--- START ---
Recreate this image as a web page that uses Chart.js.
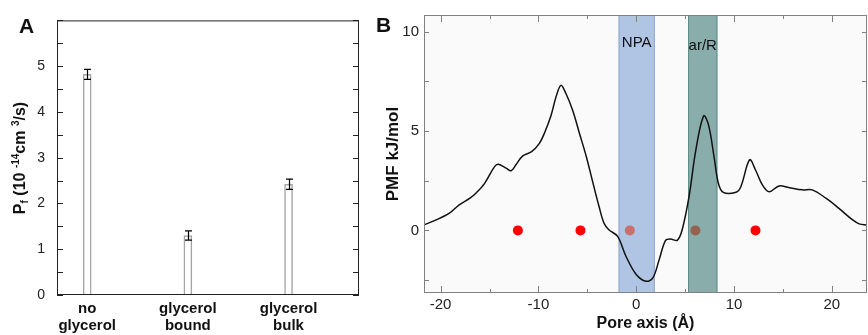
<!DOCTYPE html>
<html>
<head>
<meta charset="utf-8">
<script src="https://cdn.jsdelivr.net/npm/chart.js@4.4.1/dist/chart.umd.min.js"></script>
<style>
  body { margin: 0; background: #fff; }
  #wrapA { position: absolute; left: 0; top: 0; width: 370px; height: 335px; }
  #wrapB { position: absolute; left: 370px; top: 0; width: 498px; height: 335px; }
</style>
</head>
<body>
<div id="wrapA"><canvas id="chartA" width="370" height="335"></canvas></div>
<div id="wrapB"><canvas id="chartB" width="498" height="335"></canvas></div>
<script>
const FONT = "'Liberation Sans', Arial, sans-serif";

// Panel A - osmotic permeability
const pfLabels = [['no', 'glycerol'], ['glycerol', 'bound'], ['glycerol', 'bulk']];
const pfPos = [1, 2, 3];
const pfValues = [4.82, 1.30, 2.42];
const pfErrors = [0.11, 0.10, 0.11];
const pfTicks = [0, 0.5, 1, 1.5, 2, 2.5, 3, 3.5, 4, 4.5, 5, 5.5, 6];

// Panel B - PMF along the pore axis
const pmfX = [-21.7, -20.4, -19.1, -18.1, -17.0, -16.4, -15.5, -14.5, -14.1, -13.3, -12.8, -12.3,
  -11.6, -10.7, -9.9, -9.4, -8.7, -8.2, -7.7, -7.2, -6.5, -5.8, -5.1, -4.5, -3.8, -3.3, -2.8,
  -1.9, -1.05, 0, 1.0, 1.7, 2.35, 3.0, 3.5, 4.2, 4.7, 5.4, 6.1, 6.9, 7.4, 7.96, 8.4, 8.9, 10.2,
  10.7, 11.6, 12.2, 12.9, 13.6, 14.6, 15.6, 17.0, 18.0, 19.4, 20.7, 22.1, 22.8, 23.6];
const pmfY = [0.28, 0.54, 0.87, 1.29, 1.62, 1.87, 2.37, 3.2, 3.33, 3.13, 3.0, 3.3,
  3.75, 3.96, 4.38, 4.88, 5.8, 6.72, 7.3, 6.9, 6.05, 4.88, 3.71, 2.54, 1.2, 0.37, 0.03,
  -0.3, -1.3, -2.22, -2.56, -2.39, -1.47, -0.5, -0.43, -0.5, 0.03, 1.7, 4.05, 5.76, 5.3, 3.7, 2.37, 1.91, 1.92,
  2.2, 3.55, 3.04, 2.29, 1.94, 2.24, 2.16, 2.04, 2.04, 1.62, 1.12, 0.54, 0.33, 0.27];
const siteX = [-12.1, -5.7, -0.65, 6.05, 12.2];
const siteY = [0, 0, 0, 0, 0];
const bandRanges = [[-1.8, 1.9], [5.3, 8.3]];
const bandLabels = ['NPA', 'ar/R'];
const pmfXTicks = [-20, -15, -10, -5, 0, 5, 10, 15, 20];
const pmfYTicks = [-2.5, 0, 2.5, 5, 7.5, 10];

Chart.defaults.font.family = FONT;
Chart.defaults.color = '#222';

// draws a rotated label with sub/superscripts
function richText(ctx, parts, cx, cy) {
  ctx.save();
  ctx.translate(cx, cy);
  ctx.rotate(-Math.PI / 2);
  let total = 0;
  parts.forEach(p => { ctx.font = 'bold ' + p[1] + 'px ' + FONT; total += ctx.measureText(p[0]).width; });
  let x = -total / 2;
  ctx.fillStyle = '#111';
  ctx.textBaseline = 'alphabetic';
  parts.forEach(p => {
    ctx.font = 'bold ' + p[1] + 'px ' + FONT;
    ctx.fillText(p[0], x, p[2]);
    x += ctx.measureText(p[0]).width;
  });
  ctx.restore();
}

const panelA = {
  id: 'panelA',
  afterDatasetsDraw(chart) {
    const {ctx, chartArea: a, scales: {x, y}} = chart;
    ctx.save();
    ctx.strokeStyle = '#000';
    ctx.lineWidth = 1.2;
    pfPos.forEach((p, i) => {
      const px = Math.round(x.getPixelForValue(p)) + 0.5;
      const hi = y.getPixelForValue(pfValues[i] + pfErrors[i]);
      const lo = y.getPixelForValue(pfValues[i] - pfErrors[i]);
      ctx.beginPath();
      ctx.moveTo(px, hi); ctx.lineTo(px, lo);
      ctx.moveTo(px - 3.5, hi); ctx.lineTo(px + 3.5, hi);
      ctx.moveTo(px - 3.5, lo); ctx.lineTo(px + 3.5, lo);
      ctx.stroke();
    });
    ctx.strokeStyle = '#222';
    ctx.lineWidth = 1;
    ctx.strokeRect(a.left + 0.5, a.top + 0.5, a.width - 1, a.height - 1);
    ctx.beginPath();
    y.ticks.forEach(t => {
      const py = Math.round(y.getPixelForValue(t.value)) + 0.5;
      ctx.moveTo(a.left, py); ctx.lineTo(a.left + 6, py);
      ctx.moveTo(a.right, py); ctx.lineTo(a.right - 6, py);
    });
    ctx.stroke();
    ctx.fillStyle = '#111';
    ctx.font = 'bold 21px ' + FONT;
    ctx.fillText('A', 19, 33);
    ctx.restore();
    richText(ctx, [['P', 16, 0], ['f', 10, 3], [' (10 ', 16, 0], ['-14', 10, -6],
      ['cm ', 16, 0], ['3', 10, -6], ['/s)', 16, 0]], 25, 158);
  }
};

new Chart(document.getElementById('chartA'), {
  type: 'bar',
  data: {
    datasets: [{
      data: pfPos.map((p, i) => ({x: p, y: pfValues[i]})),
      backgroundColor: '#fff',
      borderColor: '#a5a5a5',
      borderWidth: 1.5,
      barThickness: 8
    }]
  },
  options: {
    responsive: false,
    animation: false,
    devicePixelRatio: 1,
    layout: {autoPadding: false, padding: {top: 15, right: 11, left: 0, bottom: 0}},
    plugins: {legend: {display: false}, tooltip: {enabled: false}},
    scales: {
      x: {
        type: 'linear',
        offset: false,
        min: 0.7,
        max: 3.7,
        grid: {display: false, drawTicks: false, offset: false},
        border: {display: false},
        afterBuildTicks: s => { s.ticks = pfPos.map(v => ({value: v})); },
        afterFit: s => { s.height = 40; s.paddingLeft = 0; s.paddingRight = 0; },
        ticks: {
          autoSkip: false,
          maxRotation: 0,
          padding: 5,
          color: '#111',
          font: {size: 15, weight: 'bold', lineHeight: 1.15},
          callback: v => pfLabels[pfPos.indexOf(v)]
        }
      },
      y: {
        min: 0,
        max: 6,
        grid: {display: false, drawTicks: false},
        border: {display: false},
        afterBuildTicks: s => { s.ticks = pfTicks.map(v => ({value: v})); },
        afterFit: s => { s.width = 57; },
        ticks: {
          padding: 12,
          font: {size: 14},
          callback: v => (Number.isInteger(v) && v < 6) ? String(v) : ''
        }
      }
    }
  },
  plugins: [panelA]
});

const panelB = {
  id: 'panelB',
  beforeDatasetsDraw(chart) {
    const {ctx, chartArea: a, scales: {x}} = chart;
    ctx.save();
    ctx.fillStyle = '#fafafa';
    ctx.fillRect(a.left, a.top, a.width, a.height);
    const fills = ['#b0c4e3', '#88adab'];
    const edges = ['#8ea6cf', '#5f8b89'];
    bandRanges.forEach((r, i) => {
      const x0 = x.getPixelForValue(r[0]);
      const x1 = x.getPixelForValue(r[1]);
      ctx.fillStyle = fills[i];
      ctx.fillRect(x0, a.top, x1 - x0, a.height);
      ctx.strokeStyle = edges[i];
      ctx.lineWidth = 1;
      ctx.strokeRect(x0 + 0.5, a.top + 0.5, x1 - x0 - 1, a.height - 1);
    });
    ctx.fillStyle = '#111';
    ctx.font = '15px ' + FONT;
    ctx.textAlign = 'center';
    ctx.fillText(bandLabels[0], x.getPixelForValue((bandRanges[0][0] + bandRanges[0][1]) / 2), 47);
    ctx.fillText(bandLabels[1], x.getPixelForValue((bandRanges[1][0] + bandRanges[1][1]) / 2), 50);
    ctx.restore();
  },
  afterDatasetsDraw(chart) {
    const {ctx, chartArea: a, scales: {x, y}} = chart;
    ctx.save();
    ctx.strokeStyle = '#808080';
    ctx.lineWidth = 1;
    ctx.strokeRect(a.left + 0.5, a.top + 0.5, a.width - 1, a.height - 1);
    ctx.beginPath();
    x.ticks.forEach(t => {
      const px = Math.round(x.getPixelForValue(t.value)) + 0.5;
      const len = t.value % 10 === 0 ? 7 : 4;
      ctx.moveTo(px, a.top); ctx.lineTo(px, a.top + len);
      ctx.moveTo(px, a.bottom); ctx.lineTo(px, a.bottom - len);
    });
    y.ticks.forEach(t => {
      const py = Math.round(y.getPixelForValue(t.value)) + 0.5;
      ctx.moveTo(a.left, py); ctx.lineTo(a.left + 5, py);
      ctx.moveTo(a.right, py); ctx.lineTo(a.right - 5, py);
    });
    ctx.stroke();
    ctx.fillStyle = '#111';
    ctx.font = 'bold 21px ' + FONT;
    ctx.fillText('B', 6, 32);
    ctx.restore();
  }
};

new Chart(document.getElementById('chartB'), {
  type: 'line',
  data: {
    datasets: [{
      data: pmfX.map((v, i) => ({x: v, y: pmfY[i]})),
      borderColor: '#111',
      borderWidth: 1.5,
      pointRadius: 0,
      tension: 0.35
    }, {
      data: siteX.map((v, i) => ({x: v, y: siteY[i]})),
      showLine: false,
      pointRadius: 5,
      pointBorderWidth: 0,
      pointBackgroundColor: ['#ff0000', '#ff0000', '#c9706d', '#966250', '#ff0000']
    }]
  },
  options: {
    responsive: false,
    animation: false,
    devicePixelRatio: 1,
    layout: {autoPadding: false, padding: {top: 15, right: 1, left: 0, bottom: 0}},
    plugins: {legend: {display: false}, tooltip: {enabled: false}},
    scales: {
      x: {
        type: 'linear',
        min: -21.7,
        max: 23.6,
        grid: {display: false, drawTicks: false},
        border: {display: false},
        afterBuildTicks: s => { s.ticks = pmfXTicks.map(v => ({value: v})); },
        afterFit: s => { s.height = 42; s.paddingLeft = 0; s.paddingRight = 0; },
        ticks: {
          padding: 3,
          maxRotation: 0,
          autoSkip: false,
          font: {size: 15},
          callback: v => v % 10 === 0 ? String(v) : ''
        },
        title: {
          display: true,
          text: 'Pore axis (Å)',
          color: '#111',
          font: {size: 16, weight: 'bold'},
          padding: {top: 0, bottom: 2}
        }
      },
      y: {
        min: -3.15,
        max: 10.84,
        grid: {display: false, drawTicks: false},
        border: {display: false},
        afterBuildTicks: s => { s.ticks = pmfYTicks.map(v => ({value: v})); },
        afterFit: s => { s.width = 54; },
        ticks: {
          padding: 5,
          font: {size: 15},
          callback: v => v % 5 === 0 ? String(v) : ''
        },
        title: {
          display: true,
          text: 'PMF kJ/mol',
          color: '#111',
          font: {size: 17, weight: 'bold'},
          padding: {top: 13, bottom: 0}
        }
      }
    }
  },
  plugins: [panelB]
});
</script>
</body>
</html>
--- END ---
*Task requirements*
Emit the lines of the material exactly, from its first line to the line containing "4.5, 5, 5.5, 6];", inclusive; leave every picture out.

*Exercise answer*
Recreate this image as a web page that uses Chart.js.
<!DOCTYPE html>
<html>
<head>
<meta charset="utf-8">
<script src="https://cdn.jsdelivr.net/npm/chart.js@4.4.1/dist/chart.umd.min.js"></script>
<style>
  body { margin: 0; background: #fff; }
  #wrapA { position: absolute; left: 0; top: 0; width: 370px; height: 335px; }
  #wrapB { position: absolute; left: 370px; top: 0; width: 498px; height: 335px; }
</style>
</head>
<body>
<div id="wrapA"><canvas id="chartA" width="370" height="335"></canvas></div>
<div id="wrapB"><canvas id="chartB" width="498" height="335"></canvas></div>
<script>
const FONT = "'Liberation Sans', Arial, sans-serif";

// Panel A - osmotic permeability
const pfLabels = [['no', 'glycerol'], ['glycerol', 'bound'], ['glycerol', 'bulk']];
const pfPos = [1, 2, 3];
const pfValues = [4.82, 1.30, 2.42];
const pfErrors = [0.11, 0.10, 0.11];
const pfTicks = [0, 0.5, 1, 1.5, 2, 2.5, 3, 3.5, 4, 4.5, 5, 5.5, 6];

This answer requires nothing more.